-------- Collected material

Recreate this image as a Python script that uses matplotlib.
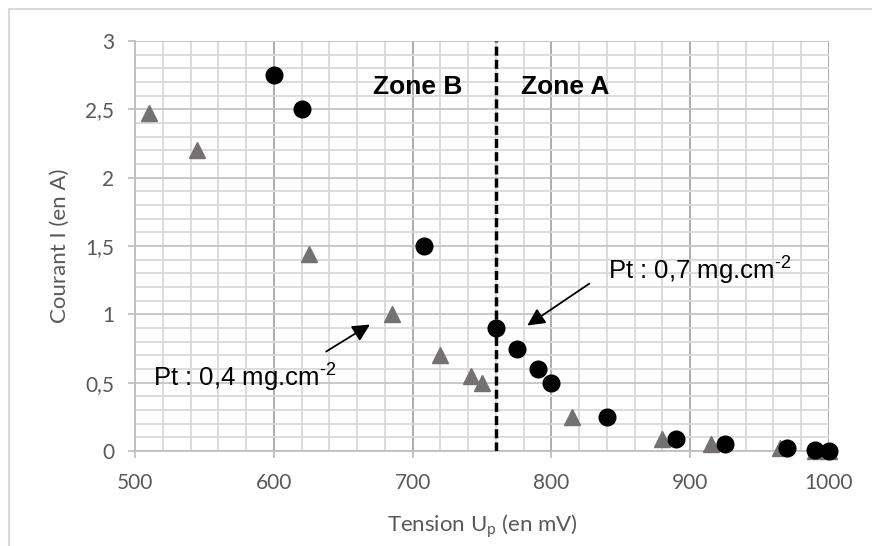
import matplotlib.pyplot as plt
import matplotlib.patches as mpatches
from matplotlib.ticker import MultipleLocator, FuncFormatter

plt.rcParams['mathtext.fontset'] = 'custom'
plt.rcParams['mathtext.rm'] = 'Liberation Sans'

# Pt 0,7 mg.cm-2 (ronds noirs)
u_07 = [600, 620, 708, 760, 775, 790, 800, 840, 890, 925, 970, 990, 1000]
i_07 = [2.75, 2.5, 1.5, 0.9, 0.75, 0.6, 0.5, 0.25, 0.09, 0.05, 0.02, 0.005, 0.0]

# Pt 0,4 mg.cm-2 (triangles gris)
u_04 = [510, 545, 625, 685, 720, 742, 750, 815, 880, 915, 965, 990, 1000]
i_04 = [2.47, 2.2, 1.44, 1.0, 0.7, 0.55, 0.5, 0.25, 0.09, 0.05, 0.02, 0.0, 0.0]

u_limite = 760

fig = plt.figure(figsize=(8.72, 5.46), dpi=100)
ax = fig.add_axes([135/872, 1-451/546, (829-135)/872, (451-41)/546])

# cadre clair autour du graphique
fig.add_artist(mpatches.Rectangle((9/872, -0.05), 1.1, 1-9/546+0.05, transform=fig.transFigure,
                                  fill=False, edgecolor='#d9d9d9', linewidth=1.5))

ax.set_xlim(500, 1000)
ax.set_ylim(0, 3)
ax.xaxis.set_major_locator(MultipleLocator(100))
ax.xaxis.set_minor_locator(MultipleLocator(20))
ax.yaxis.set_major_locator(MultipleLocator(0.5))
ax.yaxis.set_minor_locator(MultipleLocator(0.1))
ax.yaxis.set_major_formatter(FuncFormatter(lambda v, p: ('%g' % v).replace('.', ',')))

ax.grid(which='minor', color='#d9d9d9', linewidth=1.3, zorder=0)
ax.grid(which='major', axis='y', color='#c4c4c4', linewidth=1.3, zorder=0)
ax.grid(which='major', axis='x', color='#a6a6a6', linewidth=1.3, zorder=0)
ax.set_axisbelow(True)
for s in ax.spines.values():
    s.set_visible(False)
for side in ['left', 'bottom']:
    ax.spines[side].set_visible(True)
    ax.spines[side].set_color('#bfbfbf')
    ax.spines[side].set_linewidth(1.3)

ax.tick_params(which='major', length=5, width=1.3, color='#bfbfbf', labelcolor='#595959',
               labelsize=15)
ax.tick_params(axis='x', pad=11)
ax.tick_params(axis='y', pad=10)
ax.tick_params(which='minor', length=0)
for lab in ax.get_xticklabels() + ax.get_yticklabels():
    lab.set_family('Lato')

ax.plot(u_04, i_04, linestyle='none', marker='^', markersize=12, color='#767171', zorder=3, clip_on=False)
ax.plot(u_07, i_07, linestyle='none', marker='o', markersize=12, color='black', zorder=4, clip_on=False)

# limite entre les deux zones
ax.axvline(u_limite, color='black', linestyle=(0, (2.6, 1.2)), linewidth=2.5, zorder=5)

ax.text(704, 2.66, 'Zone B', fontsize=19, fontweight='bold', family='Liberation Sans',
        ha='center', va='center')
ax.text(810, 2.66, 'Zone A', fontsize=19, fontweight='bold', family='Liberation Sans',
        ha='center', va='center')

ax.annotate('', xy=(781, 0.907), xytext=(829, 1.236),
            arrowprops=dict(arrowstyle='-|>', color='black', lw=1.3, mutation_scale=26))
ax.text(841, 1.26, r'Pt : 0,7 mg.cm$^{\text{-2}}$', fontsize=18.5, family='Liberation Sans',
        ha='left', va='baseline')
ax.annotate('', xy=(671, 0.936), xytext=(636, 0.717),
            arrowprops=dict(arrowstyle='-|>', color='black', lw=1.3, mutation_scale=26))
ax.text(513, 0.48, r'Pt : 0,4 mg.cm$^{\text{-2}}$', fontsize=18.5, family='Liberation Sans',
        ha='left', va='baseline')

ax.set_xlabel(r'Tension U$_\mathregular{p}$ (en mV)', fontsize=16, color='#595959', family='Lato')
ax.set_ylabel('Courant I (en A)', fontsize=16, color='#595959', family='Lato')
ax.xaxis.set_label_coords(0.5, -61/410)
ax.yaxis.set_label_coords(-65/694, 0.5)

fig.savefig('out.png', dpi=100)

----------------

§ **Stated goal**: Leave out the pictures and give the listing above again exactly.

§ **Problem solution**:
Recreate this image as a Python script that uses matplotlib.
import matplotlib.pyplot as plt
import matplotlib.patches as mpatches
from matplotlib.ticker import MultipleLocator, FuncFormatter

plt.rcParams['mathtext.fontset'] = 'custom'
plt.rcParams['mathtext.rm'] = 'Liberation Sans'

# Pt 0,7 mg.cm-2 (ronds noirs)
u_07 = [600, 620, 708, 760, 775, 790, 800, 840, 890, 925, 970, 990, 1000]
i_07 = [2.75, 2.5, 1.5, 0.9, 0.75, 0.6, 0.5, 0.25, 0.09, 0.05, 0.02, 0.005, 0.0]

# Pt 0,4 mg.cm-2 (triangles gris)
u_04 = [510, 545, 625, 685, 720, 742, 750, 815, 880, 915, 965, 990, 1000]
i_04 = [2.47, 2.2, 1.44, 1.0, 0.7, 0.55, 0.5, 0.25, 0.09, 0.05, 0.02, 0.0, 0.0]

u_limite = 760

fig = plt.figure(figsize=(8.72, 5.46), dpi=100)
ax = fig.add_axes([135/872, 1-451/546, (829-135)/872, (451-41)/546])

# cadre clair autour du graphique
fig.add_artist(mpatches.Rectangle((9/872, -0.05), 1.1, 1-9/546+0.05, transform=fig.transFigure,
                                  fill=False, edgecolor='#d9d9d9', linewidth=1.5))

ax.set_xlim(500, 1000)
ax.set_ylim(0, 3)
ax.xaxis.set_major_locator(MultipleLocator(100))
ax.xaxis.set_minor_locator(MultipleLocator(20))
ax.yaxis.set_major_locator(MultipleLocator(0.5))
ax.yaxis.set_minor_locator(MultipleLocator(0.1))
ax.yaxis.set_major_formatter(FuncFormatter(lambda v, p: ('%g' % v).replace('.', ',')))

ax.grid(which='minor', color='#d9d9d9', linewidth=1.3, zorder=0)
ax.grid(which='major', axis='y', color='#c4c4c4', linewidth=1.3, zorder=0)
ax.grid(which='major', axis='x', color='#a6a6a6', linewidth=1.3, zorder=0)
ax.set_axisbelow(True)
for s in ax.spines.values():
    s.set_visible(False)
for side in ['left', 'bottom']:
    ax.spines[side].set_visible(True)
    ax.spines[side].set_color('#bfbfbf')
    ax.spines[side].set_linewidth(1.3)

ax.tick_params(which='major', length=5, width=1.3, color='#bfbfbf', labelcolor='#595959',
               labelsize=15)
ax.tick_params(axis='x', pad=11)
ax.tick_params(axis='y', pad=10)
ax.tick_params(which='minor', length=0)
for lab in ax.get_xticklabels() + ax.get_yticklabels():
    lab.set_family('Lato')

ax.plot(u_04, i_04, linestyle='none', marker='^', markersize=12, color='#767171', zorder=3, clip_on=False)
ax.plot(u_07, i_07, linestyle='none', marker='o', markersize=12, color='black', zorder=4, clip_on=False)

# limite entre les deux zones
ax.axvline(u_limite, color='black', linestyle=(0, (2.6, 1.2)), linewidth=2.5, zorder=5)

ax.text(704, 2.66, 'Zone B', fontsize=19, fontweight='bold', family='Liberation Sans',
        ha='center', va='center')
ax.text(810, 2.66, 'Zone A', fontsize=19, fontweight='bold', family='Liberation Sans',
        ha='center', va='center')

ax.annotate('', xy=(781, 0.907), xytext=(829, 1.236),
            arrowprops=dict(arrowstyle='-|>', color='black', lw=1.3, mutation_scale=26))
ax.text(841, 1.26, r'Pt : 0,7 mg.cm$^{\text{-2}}$', fontsize=18.5, family='Liberation Sans',
        ha='left', va='baseline')
ax.annotate('', xy=(671, 0.936), xytext=(636, 0.717),
            arrowprops=dict(arrowstyle='-|>', color='black', lw=1.3, mutation_scale=26))
ax.text(513, 0.48, r'Pt : 0,4 mg.cm$^{\text{-2}}$', fontsize=18.5, family='Liberation Sans',
        ha='left', va='baseline')

ax.set_xlabel(r'Tension U$_\mathregular{p}$ (en mV)', fontsize=16, color='#595959', family='Lato')
ax.set_ylabel('Courant I (en A)', fontsize=16, color='#595959', family='Lato')
ax.xaxis.set_label_coords(0.5, -61/410)
ax.yaxis.set_label_coords(-65/694, 0.5)

fig.savefig('out.png', dpi=100)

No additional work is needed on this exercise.